The Mushroom Variety Ina Garten Avoids When Making Coq Au Vin
Coq au vin has been around for a couple of hundred years. A cookbook from 1864 shares a recipe for chicken in white wine or "poulet au vin blanc," which Fine Dining Lovers says is similar to that of coq au vin, which wasn't just made with any old chicken, but with rooster, stewed in red Burgundy with onions, carrots, celery, and bacon, before it is garnished with onions and sauteéd mushrooms, per Gourmet Traveller. Whether or not the dish was widely enjoyed is not known because coq au vin doesn't appear in the writings of France's best-known chefs, and there was a reason for this. Coq au vin, which was first made in the French region of Burgundy, was considered peasant food.
Coq au vin didn't emerge to become part of an American kitchen's repertoire until cookery queen Julia Child first featured the dish on her show "Mastering the Art of French Cooking," as well as on "The French Chef," in the early 1960s, per Fine Dining Lovers. Even then, chefs like Paul Bocuse, via Gourmet Traveller, and Child via PBS, whose versions of coq au vin became popularly used, didn't specify just what kind of mushrooms to use in their coq au vin. But Ina Garten chose to take that step in the interest of making the dish more flavorful, and she took the time to explain why.

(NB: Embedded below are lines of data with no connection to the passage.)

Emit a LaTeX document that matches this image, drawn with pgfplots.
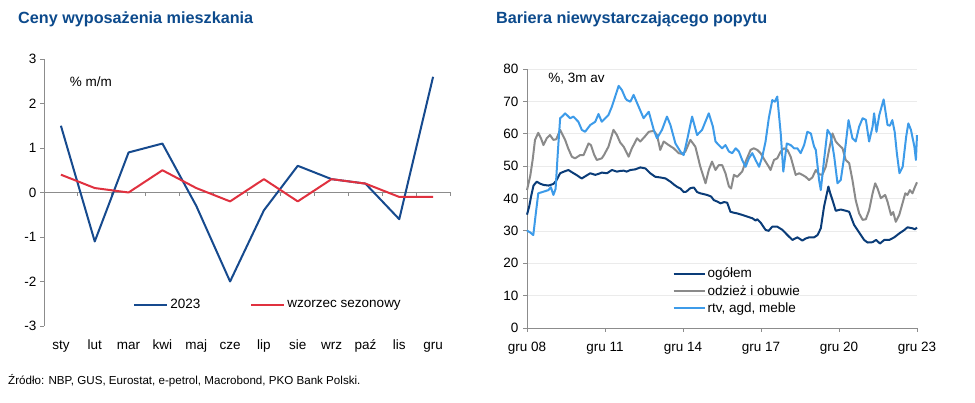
\documentclass[border=0pt]{standalone}
\usepackage{pgfplots}
\pgfplotsset{compat=1.18}
\usepackage{fontspec}
\setmainfont{Liberation Sans}
\definecolor{titleblue}{HTML}{0C4A8C}
\definecolor{blueA}{HTML}{164A8E}
\definecolor{redA}{HTML}{E0313F}
\definecolor{navy}{HTML}{0A3C78}
\definecolor{greyB}{HTML}{8A8A8A}
\definecolor{lightB}{HTML}{3D9BE9}
\definecolor{axisgray}{HTML}{8C8C8C}
\definecolor{gridgray}{HTML}{EBEBEB}
\begin{document}
\begin{tikzpicture}[x=1pt,y=1pt]
\path[use as bounding box] (0,0) rectangle (975,403);
\node[anchor=west,inner sep=0,text=titleblue,font=\bfseries\fontsize{16.2}{19}\selectfont] at (18,384) {Ceny wyposażenia mieszkania};
\node[anchor=west,inner sep=0,text=titleblue,font=\bfseries\fontsize{16.2}{19}\selectfont] at (496,384) {Bariera niewystarczającego popytu};
\node[anchor=west,inner sep=0,font=\fontsize{11.6}{13}\selectfont] at (8,22) {Źródło: NBP, GUS, Eurostat, e-petrol, Macrobond, PKO Bank Polski.};

\begin{axis}[
 at={(44pt,77pt)}, anchor=south west, scale only axis, width=406pt, height=267pt,
 xmin=-0.5, xmax=11.5, ymin=-3, ymax=3,
 axis x line*=bottom, axis y line*=left,
 x axis line style={draw=none}, y axis line style={draw=axisgray, line width=0.8pt},
 xtick={0,...,11}, xticklabels={sty,lut,mar,kwi,maj,cze,lip,sie,wrz,paź,lis,gru},
 major x tick style={draw=none},
 ytick={-3,...,3}, yticklabels={-3,-2,-1,0,1,2,3},
 y tick style={draw=axisgray, line width=0.8pt}, tick align=outside, major tick length=4pt,
 ticklabel style={font=\fontsize{13.5}{16}\selectfont},
 xticklabel style={yshift=-6pt, text height=10pt, text depth=3pt},
 legend columns=2,
 legend style={at={(0.552,0.079)}, anchor=center, draw=none, fill=none, font=\fontsize{13.5}{16}\selectfont,
   /tikz/every even column/.append style={column sep=48pt}},
 legend image code/.code={\draw[#1] (0pt,0pt) -- (33pt,0pt);},
 clip=false,
]
\draw[axisgray, line width=0.8pt] (axis cs:-0.5,0) -- (axis cs:11.5,0);
\pgfplotsinvokeforeach{-0.5,0.5,1.5,2.5,3.5,4.5,5.5,6.5,7.5,8.5,9.5,10.5,11.5}{\draw[axisgray, line width=0.8pt] (axis cs:#1,0) -- ++(0pt,-4pt);}
\addplot[blueA, line width=2pt, line join=round] coordinates {(0,1.5)(1,-1.1)(2,0.9)(3,1.1)(4,-0.3)(5,-2.0)(6,-0.4)(7,0.6)(8,0.3)(9,0.2)(10,-0.6)(11,2.6)};
\addlegendentry{2023}
\addplot[redA, line width=2pt, line join=round] coordinates {(0,0.4)(1,0.1)(2,0.0)(3,0.5)(4,0.1)(5,-0.2)(6,0.3)(7,-0.2)(8,0.3)(9,0.2)(10,-0.1)(11,-0.1)};
\addlegendentry{wzorzec sezonowy}
\node[anchor=west, font=\fontsize{13.5}{16}\selectfont] at (rel axis cs:0.055,0.914) {\% m/m};
\end{axis}

\begin{axis}[
 at={(527pt,75pt)}, anchor=south west, scale only axis, width=390pt, height=259pt,
 xmin=0, xmax=180, ymin=0, ymax=80,
 axis x line*=bottom, axis y line*=left,
 axis line style={draw=axisgray, line width=0.8pt},
 xtick={0,36,72,108,144,180}, xticklabels={gru 08,gru 11,gru 14,gru 17,gru 20,gru 23},
 ytick={0,10,...,80}, yticklabels={0,10,20,30,40,50,60,70,80},
 tick align=outside, major tick length=4pt, tick style={draw=axisgray, line width=0.8pt},
 ymajorgrids, grid style={gridgray, line width=0.6pt},
 ticklabel style={font=\fontsize{13.5}{16}\selectfont},
 yticklabel style={xshift=-1pt},
 xticklabel style={yshift=-6pt, text height=10pt, text depth=3pt},
 legend style={at={(0.365,0.143)}, anchor=west, draw=none, fill=none, font=\fontsize{13.5}{16}\selectfont,
   row sep=2pt},
 legend cell align=left,
 legend image code/.code={\draw[#1] (0pt,0pt) -- (31pt,0pt);},
 clip=false,
]
\addplot[navy, line width=2pt, line join=round] coordinates {
(0,35.0)(1,37.5)(2,41)(3,44)(4.5,45.2)(6,44.6)(7.6,44.2)(10,44.0)(12.2,44.5)(13.5,45.5)(15.3,47.8)(17,48.3)(19.1,48.8)(21,48.0)(23,47.2)(24.5,46.5)(25.3,46.2)(27,46.9)(29.2,47.8)(31.5,47.3)(33,47.6)(34.5,48.0)(36.9,47.8)(39.2,48.8)(41.5,48.3)(43,48.5)(44.6,48.6)(46,48.3)(47.7,48.8)(50,49.0)(52.3,49.6)(54.6,49.3)(56.9,47.8)(59.2,46.7)(61.5,46.5)(63.9,46.2)(66.2,45.2)(68,44.2)(69.3,43.6)(70.8,43.1)(72.3,42.0)(73.5,42.1)(75.4,43.2)(77,43.4)(78.5,42.0)(80,41.6)(83.1,41.1)(85,40.6)(86.2,39.5)(88,39.0)(89.3,38.5)(91,38.9)(92.4,38.7)(93.9,35.9)(95.5,35.6)(97,35.4)(99,35.0)(101.7,34.4)(104,33.9)(105.5,33.2)(106.3,33.6)(108,32.4)(110.1,30.3)(111.5,30.0)(113.2,31.3)(115.5,31.3)(117.9,30.3)(120.2,28.7)(122.5,27.2)(124.8,28.0)(127.1,27.0)(128.5,27.6)(130.2,28.0)(132.5,28.0)(134.1,28.7)(135.6,30.8)(137.1,37.5)(139.1,43.7)(140,41.5)(141,39.5)(142.5,36.2)(144.8,36.6)(147.2,36.2)(148.7,35.9)(150,33.5)(151,31.8)(153.3,29.5)(155.6,27.2)(157.2,26.4)(159.5,26.5)(161.1,27.2)(162.9,26.1)(164.9,27.2)(167.2,27.2)(169.5,28.0)(171.8,29.2)(174.2,30.3)(175.6,31.1)(177.9,30.8)(179,30.5)(180,31.0)};
\addlegendentry{ogółem}
\addplot[greyB, line width=2pt, line join=round] coordinates {
(0,42.6)(1.5,47)(2.6,51.9)(3.7,58.1)(5.2,60.3)(6.5,58.5)(7.6,56.5)(9.1,58.6)(10.6,59.6)(12.2,58.1)(13.5,58.3)(15.3,61.2)(17.6,58.1)(19,55.5)(20.7,52.9)(22.2,52.4)(24.5,53.4)(26.1,53.4)(28.4,57.0)(29.5,56.5)(31,53.5)(32.2,51.9)(34.5,52.4)(35.5,53.4)(37.6,56.0)(39.9,61.2)(41.5,59.6)(43,57.3)(44.6,56.0)(46.9,52.9)(48.4,55.5)(49.2,56.5)(50.8,58.6)(52.3,57.6)(54.6,59.3)(56.2,60.6)(58.5,60.9)(60,59.6)(61.5,55.0)(63.1,57.6)(65.4,56.5)(67.7,55.5)(70,54.0)(71.5,53.8)(73.1,54.5)(75.4,58.1)(77.7,56.0)(80,49.8)(82.4,44.7)(83.9,48.8)(85.4,51.4)(87,48.8)(88.5,50.3)(90.1,50.3)(91.6,47.8)(93.2,43.7)(94.2,43.1)(95.5,47.3)(97,46.7)(99.3,48.3)(100.9,51.4)(103.2,55.0)(104.7,55.5)(106.3,55.0)(107.8,54.0)(110.1,51.4)(111.6,49.8)(112.4,48.8)(114,51.9)(115.5,52.4)(117.1,54.5)(118.6,55.5)(120.2,55.0)(121.7,52.9)(124,47.3)(125.6,47.8)(127.1,47.3)(128.6,46.7)(130.2,45.7)(131.7,46.5)(133.3,48.8)(134.8,47.5)(136.3,47.3)(137.9,49.8)(139.4,55.0)(141,60.1)(142.5,57.6)(144,56.5)(145.6,55.5)(147.1,51.9)(148.7,50.9)(150.2,45.7)(151.7,39.5)(153.3,35.4)(154.9,33.4)(156.4,33.6)(157.9,36.4)(159.5,41.6)(160.7,44.7)(161.8,43.1)(163.3,40.1)(165.3,41.1)(166.4,39.0)(168,34.9)(169,35.8)(170.2,32.8)(171.8,34.9)(173.3,38.5)(174.6,41.6)(175.6,41.1)(176.7,42.6)(177.9,41.6)(179,43.5)(180,45.0)};
\addlegendentry{odzież i obuwie}
\addplot[lightB, line width=2pt, line join=round] coordinates {
(0,30.1)(1.5,29.5)(2.9,28.7)(4,35)(5.2,41.6)(7.6,42.1)(9.9,42.6)(11,43.5)(12.2,41.1)(13.2,43)(14.3,55)(15.3,64.8)(16.5,65.5)(17.6,66.3)(19.9,64.8)(21.4,65.3)(23.7,63.7)(25.3,61.2)(26.8,60.6)(29.2,62.7)(31.5,63.7)(33,66.1)(34.5,63.7)(36.1,64.8)(37.6,65.8)(39.2,68.4)(40.7,71.5)(42.3,74.8)(43.8,73.5)(45.4,71.0)(46.1,70.4)(47.7,69.9)(49.2,72.0)(51.5,68.4)(53.8,64.8)(56.2,66.8)(58.5,61.2)(60,58.6)(62.3,61.2)(64.6,65.3)(66.2,62.7)(68.5,57.0)(70.8,54.5)(72.3,53.4)(73.9,58.1)(76.2,65.3)(78.5,59.6)(80.8,61.2)(83.9,66.3)(85.8,62.2)(87,57.6)(88.5,56.5)(90.1,55.5)(91.6,56.5)(93.2,54.5)(94.7,54.0)(96.3,55.5)(97.8,54.5)(99.3,51.9)(100.9,49.8)(102.4,52.4)(104,54.0)(105.5,51.9)(107.1,49.8)(108.6,52.9)(110.1,57.6)(111.6,64.8)(113.2,70.4)(114.4,69.9)(115.5,71.5)(117.1,60.1)(118.3,48.3)(119.9,57.0)(121.7,56.5)(123.3,55.5)(124.8,55.5)(126.3,54.0)(127.9,56.5)(129.4,60.6)(131,60.1)(132.5,56.0)(133.3,55.0)(134.8,45.7)(135.6,42.6)(137.1,51.9)(138.7,61.2)(140.2,59.6)(141.8,52.9)(143.3,44.7)(144.8,45.7)(146.4,52.9)(148.4,64.2)(150.2,58.6)(151.7,57.6)(153.3,62.2)(154.9,64.8)(156.4,64.3)(157.9,57.6)(159.5,62.2)(160.2,66.3)(161.3,60.6)(162.6,65.8)(164.6,70.6)(166.4,62.7)(167.5,62.5)(168.6,64.2)(169.7,60.6)(170.7,54.0)(171.9,47.8)(173.4,49.8)(175,59.1)(176,63.2)(177.2,61.2)(178.8,56.0)(179.5,51.9)(180,59.6)};
\addlegendentry{rtv, agd, meble}
\node[anchor=west, font=\fontsize{13.5}{16}\selectfont] at (rel axis cs:0.046,0.961) {\%, 3m av};
\end{axis}
\end{tikzpicture}
\end{document}
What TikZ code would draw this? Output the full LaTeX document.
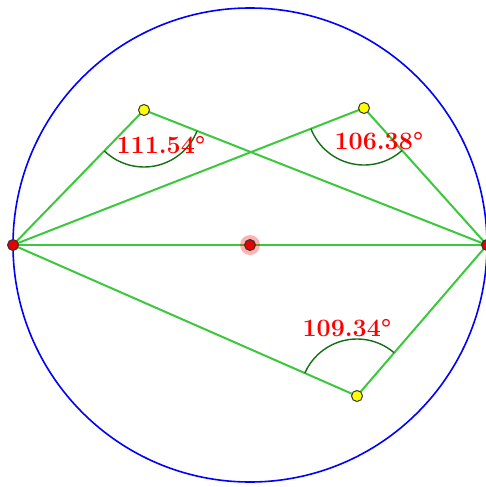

Button and cremini mushrooms provide different flavors
Garten doesn't appear to be a fan of using button mushrooms for this particular dish. She specifies that she doesn't use this kind because "they don't have a lot of flavor," per a clip from her show "Barefoot Contessa." Instead, she recommends using cremini or porcini as the go-to mushrooms of choice for coq au vin, and she may have a point.
The Spruce Eats says button mushrooms are just the younger version of the Agaricus bisporus — a mushroom family which the Garten-recommended cremini comes from too. The white mushrooms, which measure between 1 to 3 inches across, are described as "the least mature" variety.
But Cooks Illustrated says the relationship between buttons and creminis is slightly more complicated than that. While buttons and creminis come from the same species, they diverged to become what they are today when a farmer found the white mushrooms in his garden, which he cloned and sold for less.
To find out whether the loss of color meant a loss of flavor, Cooks Illustrated says it sauteéd both buttons and creminis the same way, then served them on both a pizza and risotto before coming to the same conclusion: that creminis had a deeper flavor than the whites. So for those of you who love mushrooms — whether or not it's in coq au vin — even if the brown creminis may cost a bit more, the added umami makes up for it.